C-rates range from 0.2 to >5 C. Capacities range from 50 to 250 mAh/g, with operating voltages between 1 and 4 V. Current densities are in the range of 20–500 mA/g, and energy densities of ~250 Wh/kg.

== Applications ==
Owing in the potentially greater weight, calcium batteries have been proposed for use in stationary applications, such as grid storage.

== Research ==
Several groups are dedicated to commercial-grade rechargeable calcium batteries. The include:

- CARBAT (Europe)
- Syracuse Center of Excellence (USA)
- Joint Center for Energy Storage Research (USA).

== Challenges ==
Calcium batteries show capacity fading and lower energy densities than Li-metal batteries. The solid electrolyte interface (SEI) shows slow migration of Ca^{2+} ions. Ca metal undergoes dendritic growth at high current rates. The form of the calcium deposits are critical for long-term battery operation. Calcium batteries that provide comparable energy densities of incumbent Li-ion and Li-metal batteries require a pure Ca metal anode. Calcium is significantly harder metal than lithium, complicating manufacture of calcium foils.

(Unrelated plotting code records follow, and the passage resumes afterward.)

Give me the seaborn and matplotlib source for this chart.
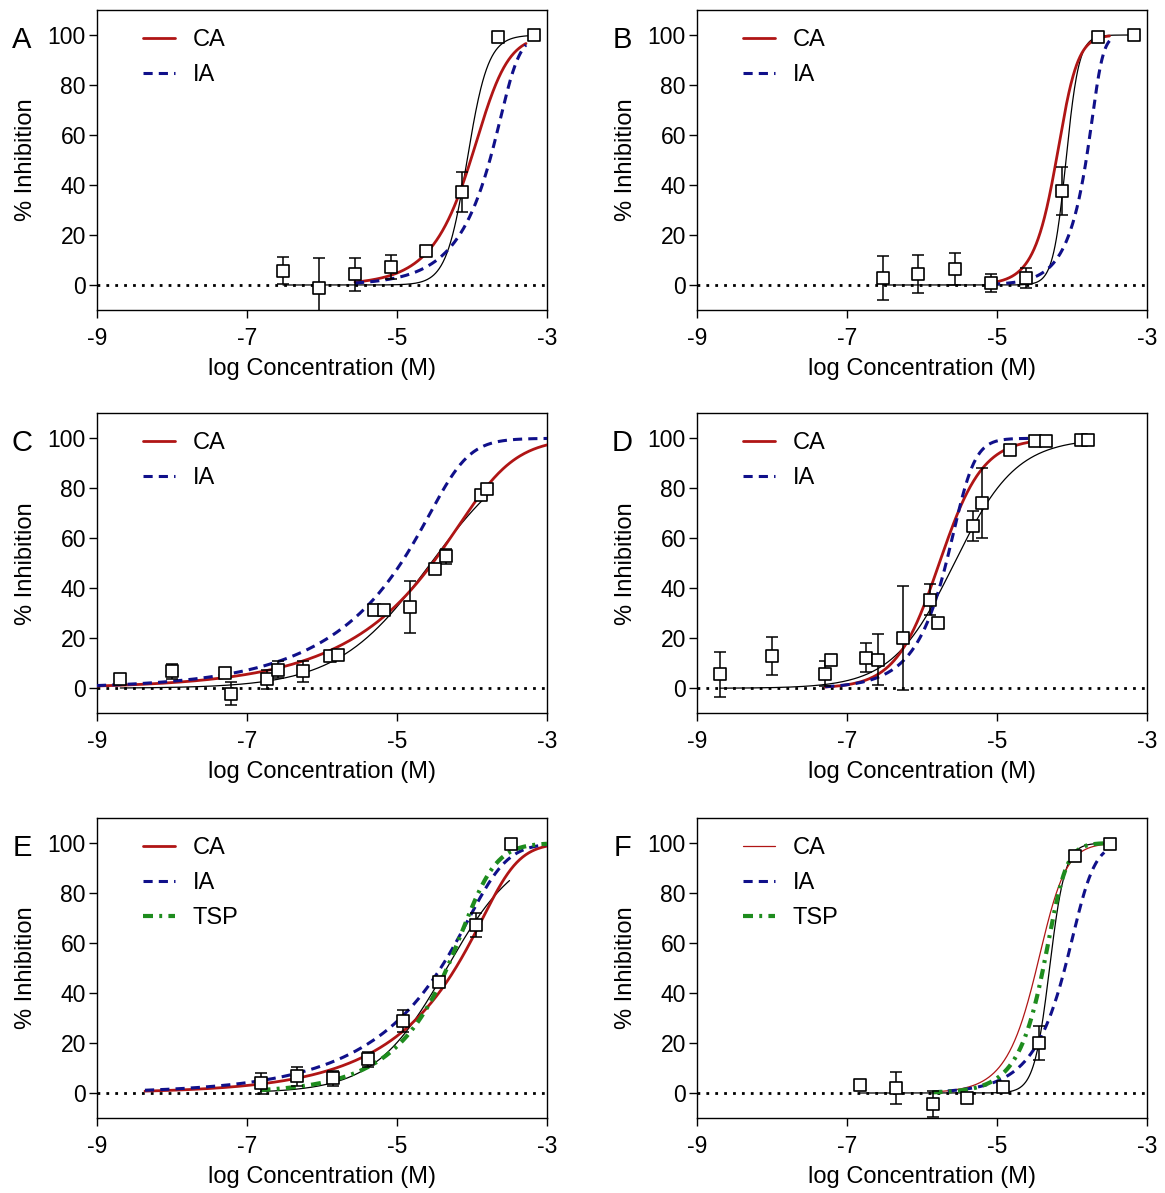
import numpy as np
import matplotlib
matplotlib.use("Agg")
import matplotlib.pyplot as plt
import seaborn as sns
from matplotlib.lines import Line2D

# ---------------- data ----------------
panel_letters = ["A", "B", "C", "D", "E", "F"]
xticks = [-9, -7, -5, -3]
yticks = [0, 20, 40, 60, 80, 100]
x_label = "log Concentration (M)"
y_label = "% Inhibition"

A_logc = [-6.52, -6.04, -5.56, -5.08, -4.61, -4.13, -3.65, -3.18]
A_inhib = [5.7, -1.3, 4.3, 7.3, 13.7, 37.3, 99.3, 99.9]
A_sem = [5.4, 12.0, 6.5, 4.7, 0.0, 8.0, 0.0, 0.0]

B_logc = [-6.52, -6.05, -5.56, -5.08, -4.61, -4.13, -3.66, -3.18]
B_inhib = [2.9, 4.4, 6.5, 0.7, 2.9, 37.6, 99.3, 99.9]
B_sem = [8.8, 7.6, 6.4, 3.6, 4.0, 9.5, 0.0, 0.0]

C_logc = [-8.69, -8.00, -7.29, -7.21, -6.74, -6.59, -6.26, -5.90,
          -5.79, -5.31, -5.18, -4.83, -4.49, -4.35, -3.88, -3.80]
C_inhib = [3.9, 6.9, 6.3, -2.1, 3.6, 7.5, 6.8, 12.9,
           13.5, 31.5, 31.5, 32.4, 47.6, 52.9, 77.5, 79.6]
C_sem = [1.5, 3.0, 0.0, 4.5, 3.7, 3.5, 4.2, 0.0,
         0.0, 0.0, 0.0, 10.4, 0.0, 3.0, 0.0, 0.0]

D_logc = [-8.69, -8.00, -7.29, -7.21, -6.75, -6.59, -6.26, -5.90,
          -5.79, -5.32, -5.20, -4.83, -4.50, -4.35, -3.88, -3.79]
D_inhib = [5.6, 12.9, 5.9, 11.5, 12.3, 11.5, 20.1, 35.5,
           26.1, 64.8, 74.1, 95.5, 98.8, 98.8, 99.2, 99.2]
D_sem = [8.9, 7.5, 5.0, 0.0, 5.9, 10.2, 20.8, 6.2,
         0.0, 6.0, 14.0, 0.0, 0.0, 0.0, 0.0, 0.0]

E_logc = [-6.82, -6.34, -5.86, -5.39, -4.92, -4.44, -3.95, -3.48]
E_inhib = [4.0, 6.7, 6.0, 13.6, 28.9, 44.3, 67.3, 99.6]
E_sem = [4.2, 3.9, 3.0, 3.0, 4.4, 1.5, 4.7, 0.0]

F_logc = [-6.83, -6.35, -5.86, -5.40, -4.92, -4.44, -3.96, -3.49]
F_inhib = [3.3, 2.0, -4.4, -2.0, 2.3, 20.0, 94.9, 99.6]
F_sem = [0.0, 6.3, 5.3, 1.0, 0.0, 6.7, 1.0, 0.0]

# curve parameters:
# [logEC50-like midpoint, Hill slope, asymmetry, log c from, log c to]
A_fit = [-4.065, 3.1, 1.0, -6.52, -3.18]
A_CA = [-3.80, 2.2, 0.5, -5.56, -3.28]
A_IA = [-3.468, 4.0, 0.25, -5.56, -3.28]

B_fit = [-4.08, 5.0, 1.0, -6.52, -3.18]
B_CA = [-4.115, 3.55, 0.6, -5.08, -3.50]
B_IA = [-3.643, 7.0, 0.25, -5.08, -3.50]

C_fit = [-4.55, 0.7, 1.0, -8.69, -3.80]
C_CA = [-3.79, 1.3, 0.3, -9.0, -3.0]
C_IA = [-4.22, 2.05, 0.2, -9.0, -3.0]

D_fit = [-5.57, 1.05, 1.0, -8.69, -3.79]
D_CA = [-5.77, 1.5, 1.0, -7.29, -4.45]
D_IA = [-5.445, 3.4, 0.35, -7.29, -4.50]

E_fit = [-4.336, 0.9, 1.0, -6.82, -3.50]
E_CA = [-3.54, 2.2, 0.2, -8.36, -3.0]
E_IA = [-3.707, 2.1, 0.2, -8.36, -3.0]
E_TSP = [-3.897, 2.2, 0.3, -6.82, -3.0]

F_fit = [-4.299, 4.2, 1.0, -6.83, -3.49]
F_CA = [-4.342, 2.6, 0.6, -5.86, -3.57]
F_IA = [-3.853, 3.3, 0.35, -5.86, -3.57]
F_TSP = [-4.212, 3.9, 0.4, -5.86, -3.57]

# ---------------- styling ----------------
sns.set_style("ticks")
plt.rcParams["font.family"] = ["Liberation Sans", "DejaVu Sans"]
plt.rcParams["axes.unicode_minus"] = False
plt.rcParams["text.color"] = "black"
plt.rcParams["axes.labelcolor"] = "black"
plt.rcParams["xtick.color"] = "black"
plt.rcParams["ytick.color"] = "black"
plt.rcParams["xtick.labelcolor"] = "black"
plt.rcParams["ytick.labelcolor"] = "black"

CA_COLOR = "#b01515"
IA_COLOR = "#10108a"
TSP_COLOR = "#1e8c1e"
IA_DASH = (0, (3.0, 2.0))
TSP_DASH = (0, (2.4, 1.5, 0.7, 1.5))
DOT = (0, (1, 2.2))


def response(x, p):
    c, h, s = p[0], p[1], p[2]
    return 100.0 / (1.0 + 10.0 ** ((c - x) * h)) ** s


def draw_curve(ax, p, **kw):
    xs = np.linspace(p[3], p[4], 400)
    ys = response(xs, p)
    sns.lineplot(x=xs, y=ys, ax=ax, sort=False, estimator=None, legend=False, **kw)


panels = [
    dict(x=A_logc, y=A_inhib, e=A_sem, fit=A_fit, ca=A_CA, ia=A_IA, tsp=None, ca_lw=2.0),
    dict(x=B_logc, y=B_inhib, e=B_sem, fit=B_fit, ca=B_CA, ia=B_IA, tsp=None, ca_lw=2.0),
    dict(x=C_logc, y=C_inhib, e=C_sem, fit=C_fit, ca=C_CA, ia=C_IA, tsp=None, ca_lw=2.0),
    dict(x=D_logc, y=D_inhib, e=D_sem, fit=D_fit, ca=D_CA, ia=D_IA, tsp=None, ca_lw=2.0),
    dict(x=E_logc, y=E_inhib, e=E_sem, fit=E_fit, ca=E_CA, ia=E_IA, tsp=E_TSP, ca_lw=2.0),
    dict(x=F_logc, y=F_inhib, e=F_sem, fit=F_fit, ca=F_CA, ia=F_IA, tsp=F_TSP, ca_lw=0.9),
]

fig = plt.figure(figsize=(11.65, 11.93), dpi=100)
lefts = [97 / 1165, 697 / 1165]
tops_px = [10, 413.3, 818]
aw, ah = 450 / 1165, 300 / 1193

for i, pdata in enumerate(panels):
    col, row = i % 2, i // 2
    bottom = 1 - (tops_px[row] + 300) / 1193
    ax = fig.add_axes([lefts[col], bottom, aw, ah])
    ax.set_xlim(-9, -3)
    ax.set_ylim(-10, 110)

    ax.axhline(0, color="black", lw=2.0, linestyle=DOT, zorder=1)

    draw_curve(ax, pdata["fit"], color="black", lw=0.9, zorder=2)
    draw_curve(ax, pdata["ca"], color=CA_COLOR, lw=pdata["ca_lw"], zorder=3)
    draw_curve(ax, pdata["ia"], color=IA_COLOR, lw=2.2, linestyle=IA_DASH, zorder=3)
    if pdata["tsp"] is not None:
        draw_curve(ax, pdata["tsp"], color=TSP_COLOR, lw=3.0, linestyle=TSP_DASH, zorder=3)

    xs = np.array(pdata["x"])
    ys = np.array(pdata["y"])
    es = np.array(pdata["e"])
    m = es > 0
    ax.errorbar(xs[m], ys[m], yerr=es[m], fmt="none", ecolor="black",
                elinewidth=1.1, capsize=4.5, capthick=1.1, zorder=4)
    sns.scatterplot(x=xs, y=ys, ax=ax, marker="s", s=80, color="white",
                    edgecolor="black", linewidth=1.2, zorder=6, legend=False)

    ax.set_xticks(xticks)
    ax.set_yticks(yticks)
    ax.tick_params(axis="both", direction="out", length=6, width=1.0,
                   labelsize=16.5, color="black", labelcolor="black")
    ax.tick_params(axis="y", pad=2)
    ax.tick_params(axis="x", pad=6)
    for sp in ax.spines.values():
        sp.set_visible(True)
        sp.set_color("black")
        sp.set_linewidth(1.0)
    ax.set_xlabel(x_label, fontsize=17, labelpad=6, color="black")
    ax.set_ylabel(y_label, fontsize=17, labelpad=8, color="black")

    handles = [Line2D([], [], color=CA_COLOR, lw=pdata["ca_lw"]),
               Line2D([], [], color=IA_COLOR, lw=2.2, linestyle=IA_DASH)]
    labels = ["CA", "IA"]
    if pdata["tsp"] is not None:
        handles.append(Line2D([], [], color=TSP_COLOR, lw=3.0, linestyle=TSP_DASH))
        labels.append("TSP")
    leg = ax.legend(handles, labels, loc="upper left", bbox_to_anchor=(0.102, 0.936),
                    frameon=False, fontsize=17, handlelength=1.35, handletextpad=0.75,
                    labelspacing=0.55, borderaxespad=0, borderpad=0)
    for t in leg.get_texts():
        t.set_color("black")

    fig.text((22 + 600 * col) / 1165, 1 - (tops_px[row] + 30) / 1193,
             panel_letters[i], fontsize=21, ha="center", va="center", color="black")

fig.savefig("out.png", dpi=100)
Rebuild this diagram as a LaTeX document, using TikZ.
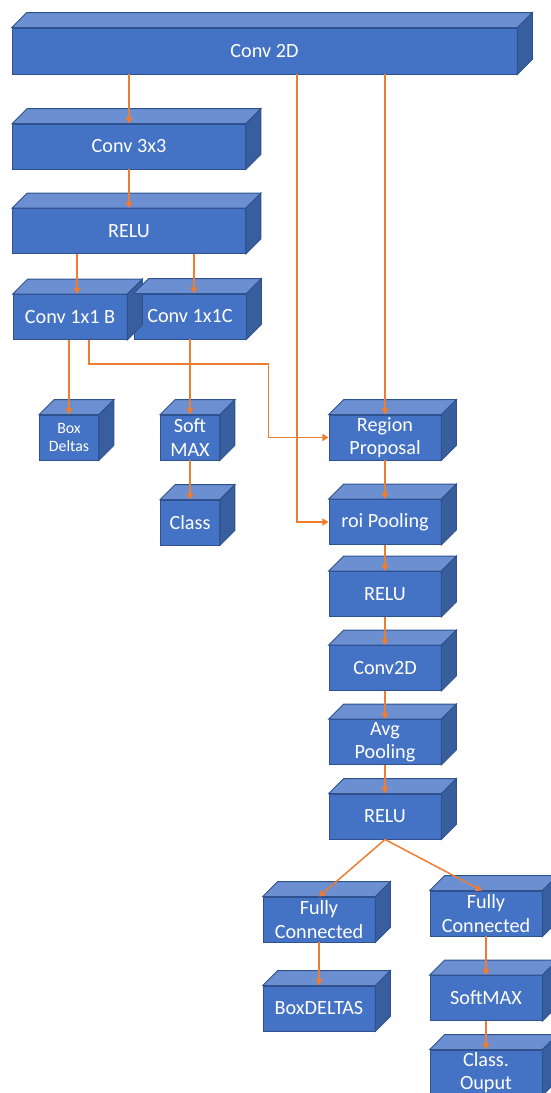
\documentclass[tikz,border=0pt]{standalone}
\usepackage{fontspec}
\setmainfont{Carlito}
\usepackage{tikz}
\usetikzlibrary{positioning,calc,arrows.meta}
\definecolor{boxfront}{HTML}{4472C4}
\definecolor{boxtop}{HTML}{6C8FD1}
\definecolor{boxside}{HTML}{385E9E}
\definecolor{boxedge}{HTML}{2F528F}
\definecolor{link}{HTML}{ED7D31}

\begin{document}
\begin{tikzpicture}[x=0.02cm, y=-0.02cm,
	layer/.style={rectangle, draw=boxedge, line width=0.5pt, fill=boxfront, text=white, font=\fontsize{11.5}{13.3}\selectfont, align=center, inner sep=0pt, minimum height=0.9cm},
	wide/.style={layer, minimum width=4.66cm},
	mid/.style={layer, minimum width=2.24cm},
	small/.style={layer, minimum width=1.18cm},
	arr/.style={draw=link, line width=0.85pt, -{Triangle[length=3.5pt,width=4pt]}}]
	\useasboundingbox (0,0) rectangle (551,1093);

	\node (conv) [layer, minimum width=10.1cm, minimum height=0.92cm] at (264.5,51) {Conv 2D};
	\node (convthree) [wide] at (129,146.5) {Conv 3x3};
	\node (relu) [wide] at (129,231) {RELU};
	\node (convb) [mid, minimum width=2.28cm] at (70,317) {Conv 1x1 B};
	\node (convc) [mid] at (190,316.5) {Conv 1x1C};
	\node (boxdeltas) [small, font=\fontsize{9}{10.2}\selectfont] at (69,437.5) {Box\\Deltas};
	\node (softmax) [small] at (190,437.5) {Soft\\MAX};
	\node (class) [small] at (190,522.5) {Class};

	\node (region) [mid] at (385,437.5) {Region\\Proposal};
	\node (roipool) [mid] at (385,522) {roi Pooling};
	\node (relutwo) [mid] at (385,594) {RELU};
	\node (convtwo) [mid] at (385,668) {Conv2D};
	\node (avgpool) [mid] at (385,742) {Avg\\Pooling};
	\node (reluthree) [mid] at (385,816.5) {RELU};

	\node (fcbox) [mid] at (319,919.5) {Fully\\Connected};
	\node (boxdeltastwo) [mid] at (319,1008.5) {BoxDELTAS};
	\node (fcclass) [mid] at (486,913.5) {Fully\\Connected};
	\node (softmaxtwo) [mid] at (486,998) {SoftMAX};
	\node (classout) [mid] at (486,1072.5) {Class.\\Ouput};

	\foreach \n in {conv,convthree,relu,convb,convc,boxdeltas,softmax,class,region,roipool,relutwo,convtwo,avgpool,reluthree,fcbox,boxdeltastwo,fcclass,softmaxtwo,classout} {
		\draw[boxedge, fill=boxtop, line width=0.5pt] (\n.north west) -- ++(15,-15) -- ($(\n.north east)+(15,-15)$) -- (\n.north east) -- cycle;
		\draw[boxedge, fill=boxside, line width=0.5pt] (\n.north east) -- ++(15,-15) -- ($(\n.south east)+(15,-15)$) -- (\n.south east) -- cycle;
	}

	\coordinate (binb) at ($(convb.north)+(7,0)$);
	\coordinate (binc) at ($(convc.north)+(4,0)$);
	\coordinate (boutb) at ($(convb.south)+(19,0)$);
	\coordinate (coutroi) at ($(conv.south)+(32.5,0)$);

	\draw[arr] (convthree.north |- conv.south) -- (convthree.north);
	\draw[arr] (convthree.south) -- (relu.north);
	\draw[arr] (binb |- relu.south) -- (binb);
	\draw[arr] (binc |- relu.south) -- (binc);
	\draw[arr] (boxdeltas.north |- convb.south) -- (boxdeltas.north);
	\draw[arr] (softmax.north |- convc.south) -- (softmax.north);
	\draw[arr] (softmax.south) -- (class.north);
	\draw[arr] (boutb) -- ++(0,24) -| ($(region.west)+(-60,0)$) -- (region.west);
	\draw[arr] (coutroi) |- (roipool.west);
	\draw[arr] (region.north |- conv.south) -- (region.north);
	\draw[arr] (region) -- (roipool);
	\draw[arr] (roipool) -- (relutwo);
	\draw[arr] (relutwo) -- (convtwo);
	\draw[arr] (convtwo) -- (avgpool);
	\draw[arr] (avgpool) -- (reluthree);
	\draw[arr] (reluthree.south) -- (fcbox.north);
	\draw[arr] (reluthree.south) -- ($(fcclass.north)+(-4,0)$);
	\draw[arr] (fcbox) -- (boxdeltastwo);
	\draw[arr] (fcclass) -- (softmaxtwo);
	\draw[arr] (softmaxtwo) -- (classout);
\end{tikzpicture}
\end{document}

Calcium salts generally show strong coordination between the Ca^{2+} and the anion, consequently requiring strongly coordinating solvents, such as carbonates, in order to produce electrolytes with sufficient salt solubility. This results in slow kinetics. More weakly coordinating salts allow for weakly coordinating solvents to be employed, which shows significantly increased kinetics.

Intercalation hosts require open frameworks and simple migration pathways for ion transport.